Just when the sun came up, the doctor walked out, lifted Sam up, and said: “I don’t know whom you’re talking to, but thank him, because things are happening that I can’t understand. I’ve called all the doctors over to see it. Whatever cancer there was is no longer there.”

Before Sam left, he pressed a card into Danny’s hand. It was a prayer to St. Jude. “Ask him to help you, Danny,” Sam said. “He helps all the helpless and hopeless.”

Confused and happy for his friend, Danny put the card in his pocket.

The next night Danny was passing a church, and stopped in. When he put his hand in his pocket to get something for an offering, Danny felt the card.

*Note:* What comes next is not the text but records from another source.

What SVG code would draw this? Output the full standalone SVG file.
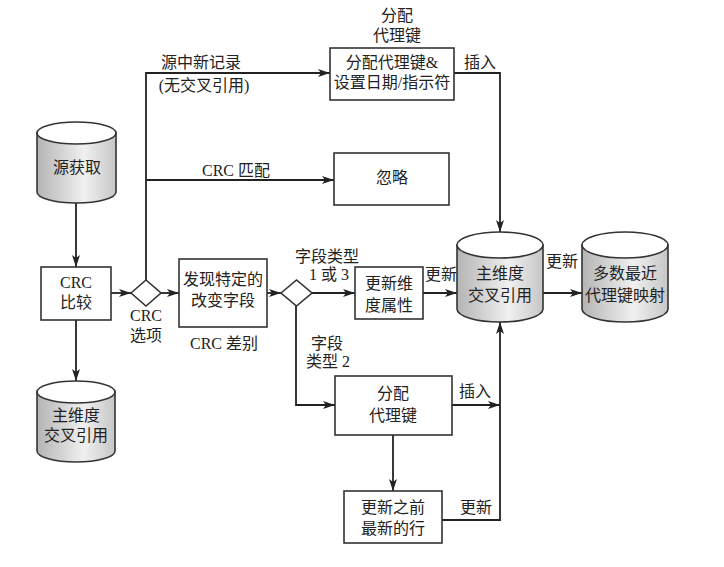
<svg xmlns="http://www.w3.org/2000/svg" width="724" height="567" viewBox="0 0 724 567">
<style>
text{font-family:"Liberation Serif","Noto Sans CJK SC",serif;font-size:16px;fill:#222;text-anchor:middle}
.box{fill:#fff;stroke:#333;stroke-width:1.6}
.cyl{fill:url(#cg);stroke:#333;stroke-width:1.6}
.top{fill:#fff;stroke:#333;stroke-width:1.6}
.ln{fill:none;stroke:#222;stroke-width:1.8}
.arr{marker-end:url(#ah)}
</style>
<defs>
<linearGradient id="cg" x1="0" y1="0" x2="1" y2="0">
<stop offset="0" stop-color="#b4b4b4"/>
<stop offset="0.6" stop-color="#f0f0f0"/>
<stop offset="1" stop-color="#c6c6c6"/>
</linearGradient>
<marker id="ah" viewBox="0 0 12 8" refX="12" refY="4" markerWidth="12" markerHeight="8" markerUnits="userSpaceOnUse" orient="auto">
<path d="M0,0 L12,4 L0,8 L3,4 Z" fill="#222"/>
</marker>
</defs>

<g id="connectors">
<path class="ln arr" d="M76,203 V267"/>
<path class="ln arr" d="M76,320 V381"/>
<path class="ln arr" d="M111,293 H131"/>
<path class="ln arr" d="M146,280 V73 H330"/>
<path class="ln arr" d="M146,180 H334"/>
<path class="ln arr" d="M161,293 H179"/>
<path class="ln arr" d="M267,293 H281"/>
<path class="ln arr" d="M312,293 H355"/>
<path class="ln arr" d="M423,293 H457"/>
<path class="ln arr" d="M454,73 H500 V232"/>
<path class="ln arr" d="M543,293 H582"/>
<path class="ln arr" d="M296,306 V405 H335"/>
<path class="ln arr" d="M452,405 H500"/>
<path class="ln arr" d="M442,520 H500 V322"/>
<path class="ln arr" d="M393,435 V491"/>
<text x="201" y="68">源中新记录</text>
<text x="204" y="91">(无交叉引用)</text>
<text x="236" y="176">CRC 匹配</text>
<text x="480" y="68">插入</text>
<text x="327" y="262">字段类型</text>
<text x="329" y="280">1 或 3</text>
<text x="441" y="280">更新</text>
<text x="562" y="267">更新</text>
<text x="327" y="349">字段</text>
<text x="328" y="367">类型 2</text>
<text x="475" y="397">插入</text>
<text x="476" y="513">更新</text>
</g>

<g id="source">
<path class="cyl" d="M37,133 V192 A39.5,11 0 0 0 116,192 V133 Z"/>
<ellipse class="top" cx="76.5" cy="133" rx="39.5" ry="11"/>
<text x="77" y="173">源获取</text>
</g>

<g id="crc-compare">
<rect class="box" x="41" y="267" width="70" height="53"/>
<text x="76" y="288">CRC</text>
<text x="76" y="308">比较</text>
</g>

<g id="xref-left">
<path class="cyl" d="M37,392 V451 A39,11 0 0 0 115,451 V392 Z"/>
<ellipse class="top" cx="76" cy="392" rx="39" ry="11"/>
<text x="76" y="421">主维度</text>
<text x="76" y="441">交叉引用</text>
</g>

<g id="crc-option">
<path class="box" d="M131,293 L146,280 L161,293 L146,306 Z"/>
<text x="146" y="321">CRC</text>
<text x="146" y="341">选项</text>
</g>

<g id="assign-key-top">
<text x="397" y="21">分配</text>
<text x="397" y="41">代理键</text>
<rect class="box" x="330" y="48" width="124" height="52"/>
<text x="392" y="68">分配代理键&amp;</text>
<text x="392" y="88">设置日期/指示符</text>
</g>

<g id="ignore">
<rect class="box" x="334" y="153" width="115" height="52"/>
<text x="392" y="183">忽略</text>
</g>

<g id="find-fields">
<rect class="box" x="179" y="259" width="88" height="68"/>
<text x="223" y="285">发现特定的</text>
<text x="223" y="306">改变字段</text>
<text x="224" y="349">CRC 差别</text>
</g>

<g id="field-type">
<path class="box" d="M281,293 L296.5,280 L312,293 L296.5,306 Z"/>
</g>

<g id="update-attr">
<rect class="box" x="355" y="267" width="68" height="52"/>
<text x="389" y="289">更新维</text>
<text x="389" y="311">度属性</text>
</g>

<g id="xref-main">
<path class="cyl" d="M457,245 V309 A43,13 0 0 0 543,309 V245 Z"/>
<ellipse class="top" cx="500" cy="245" rx="43" ry="13"/>
<text x="500" y="279">主维度</text>
<text x="500" y="301">交叉引用</text>
</g>

<g id="recent-map">
<path class="cyl" d="M582,245 V309 A43,13 0 0 0 668,309 V245 Z"/>
<ellipse class="top" cx="625" cy="245" rx="43" ry="13"/>
<text x="625" y="279">多数最近</text>
<text x="625" y="301">代理键映射</text>
</g>

<g id="assign-key">
<rect class="box" x="335" y="376" width="117" height="59"/>
<text x="393" y="399">分配</text>
<text x="393" y="421">代理键</text>
</g>

<g id="update-row">
<rect class="box" x="344" y="491" width="98" height="52"/>
<text x="393" y="513">更新之前</text>
<text x="393" y="534">最新的行</text>
</g>
</svg>
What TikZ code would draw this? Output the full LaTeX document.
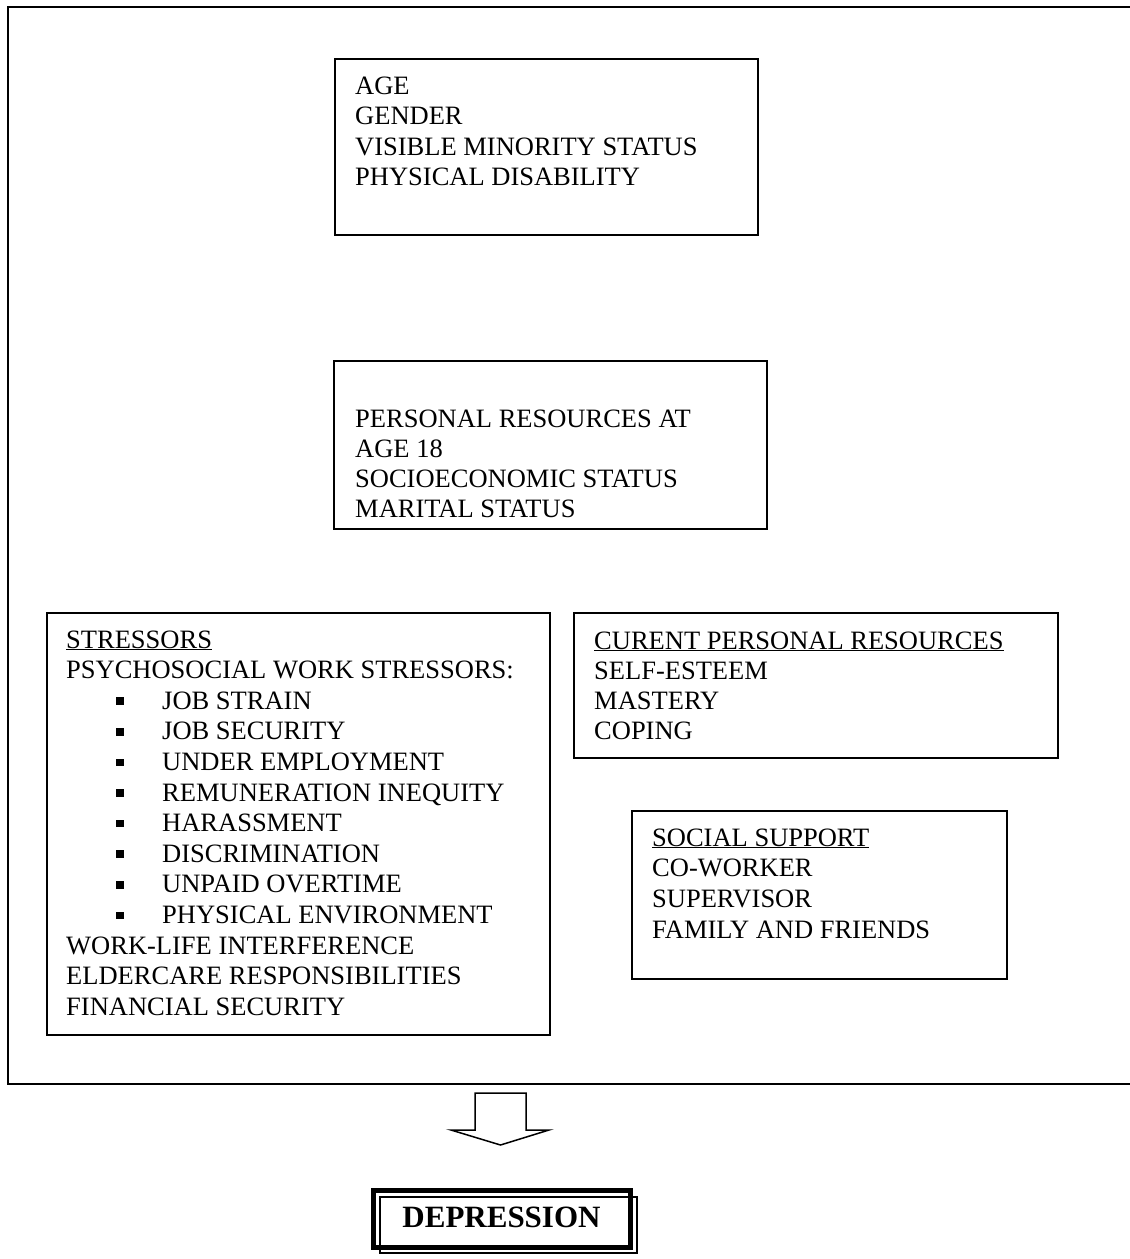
\documentclass[tikz,border=0pt]{standalone}
\usepackage{fontspec}
\setmainfont{Liberation Serif}
\begin{document}
\begin{tikzpicture}[x=1pt,y=-1pt,
  box/.style={draw, line width=1.5pt, inner sep=0pt, anchor=north west},
  txt/.style={anchor=base west, inner sep=0pt, font=\fontsize{26.5}{30}\selectfont},
  bul/.style={fill, rectangle, minimum size=7.5pt, inner sep=0pt},
  frame/.style={line width=1.8pt},
  blockarrow/.style={line width=1.5pt, line join=miter}]
\useasboundingbox (0,0) rectangle (1130,1259);

% outer frame (open on the right)
\coordinate (ftr) at (1130,7);
\coordinate (ftl) at (8,7);
\coordinate (fbl) at (8,1084);
\coordinate (fbr) at (1130,1084);
\draw[frame] (ftr) -- (ftl) -- (fbl) -- (fbr);

% box 1
\node[box, minimum width=423pt, minimum height=176pt] (agebox) at (334,58) {};
\foreach \t [count=\i] in {AGE, GENDER, VISIBLE MINORITY STATUS, PHYSICAL DISABILITY}
  \node[txt] (a\i) at (355,{94+30.5*(\i-1)}) {\t};

% box 2
\node[box, minimum width=433pt, minimum height=168pt] (resbox) at (333,360) {};
\foreach \t [count=\i] in {PERSONAL RESOURCES AT, AGE 18, SOCIOECONOMIC STATUS, MARITAL STATUS}
  \node[txt] (r\i) at (355,{427+30.3*(\i-1)}) {\t};

% stressors
\node[box, minimum width=503pt, minimum height=422pt] (strbox) at (46,612) {};
\foreach \t [count=\i] in {\underline{STRESSORS}, PSYCHOSOCIAL WORK STRESSORS:}
  \node[txt] (s\i) at (66,{648+30.6*(\i-1)}) {\t};
\foreach \t [count=\i] in {JOB STRAIN, JOB SECURITY, UNDER EMPLOYMENT, REMUNERATION INEQUITY, HARASSMENT, DISCRIMINATION, UNPAID OVERTIME, PHYSICAL ENVIRONMENT}{
  \node[txt] (j\i) at (162,{648+30.6*(\i+1)}) {\t};
  \node[bul] (b\i) at (120,{648+30.6*(\i+1)-8}) {};
}
\foreach \t [count=\i] in {WORK-LIFE INTERFERENCE, ELDERCARE RESPONSIBILITIES, FINANCIAL SECURITY}
  \node[txt] (w\i) at (66,{648+30.6*(\i+9)}) {\t};

% current personal resources
\node[box, minimum width=484pt, minimum height=145pt] (curbox) at (573,612) {};
\foreach \t [count=\i] in {\underline{CURENT PERSONAL RESOURCES}, SELF-ESTEEM, MASTERY, COPING}
  \node[txt] (c\i) at (594,{649+30.3*(\i-1)}) {\t};

% social support
\node[box, minimum width=375pt, minimum height=168pt] (socbox) at (631,810) {};
\foreach \t [count=\i] in {\underline{SOCIAL SUPPORT}, CO-WORKER, SUPERVISOR, FAMILY AND FRIENDS}
  \node[txt] (p\i) at (652,{846+30.7*(\i-1)}) {\t};

% block arrow
\draw[blockarrow] (475,1093) -- (526,1093) -- (526,1130) -- (549,1130)
  -- (500.5,1145) -- (451,1130) -- (475,1130) -- cycle;

% depression
\draw[line width=5pt] (373,1190) rectangle (630,1247);
\draw[line width=1.6pt] (380,1197) rectangle (637,1253);
\node[anchor=base, inner sep=0pt, font=\bfseries\fontsize{31}{36}\selectfont] (dep) at (501.5,1227) {DEPRESSION};
\end{tikzpicture}
\end{document}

He knelt and had a long, friendly chat with Jude, and asked him if he thought God wanted him to go on trying to be a comedian or to give it up and open a grocery store.

Danny then promised that if God showed him which way to take, he would build a shrine for St. Jude where the helpless and hopeless could come when they wanted to pray.

Not long after this, Danny got his first important job: one week, for $50, at a small Chicago night club. He stayed there for two years. For the first 26 weeks he got a $10 raise every two weeks. Then he was offered a half-interest in the place.

When Danny went to church to give thanks for all this, he sat down for a moment to think, and next to him on the seat was a little pamphlet. On it was a prayer to St. Jude.

Danny felt good and bad at the same time; bad, that he had forgotten all about his promise to St. Jude, and good, that Jude had reminded him so gently about it.

Danny came home and told me that being a partner in a night club was no way to build a shrine to Jude, and that he had decided that the shrine was going to be a different thing, a research hospital to find cures for children’s diseases.

I said he was a religious fanatic, and he said, “Honey, I love you, but this I must do.”

It wasn’t long after this decision that Danny found his real place in the entertainment business; first in movies, then in television. Meanwhile he never quit on his promise.

After talking to the experts, he learned that one of the most practical locations for the shrine was in Memphis, Tennessee, next to the State University, because the medical college had the largest student body in the country and one of the best faculties.

He also learned that it would cost $2,000,000 just to build the hospital, not to mention maintaining it.

It took Danny over ten years to get most of it; by his own contributions, through endless benefits he played, and by raising it among all the Arabic-speaking people in America.

These people are of all faiths—Catholic, Protestant, Jewish, and Moslem—and they represent all walks of life, from plumbers to psychiatrists. But I believe it was the first time they had ever done something together, as an ethnic group, here in America.

On November 2, 1958, in Memphis, Tennessee, Danny dug up a spadeful of earth to break ground for the St. Jude Hospital Foundation. One friend has called it: “Danny’s house of thanks.” It will soon be open. The labs are already busy researching leukemia.

Part of that first spadeful of earth is encased in a jar in our living room. And Danny still carries in his pocket the thumb-worn card with the prayer to St. Jude on it.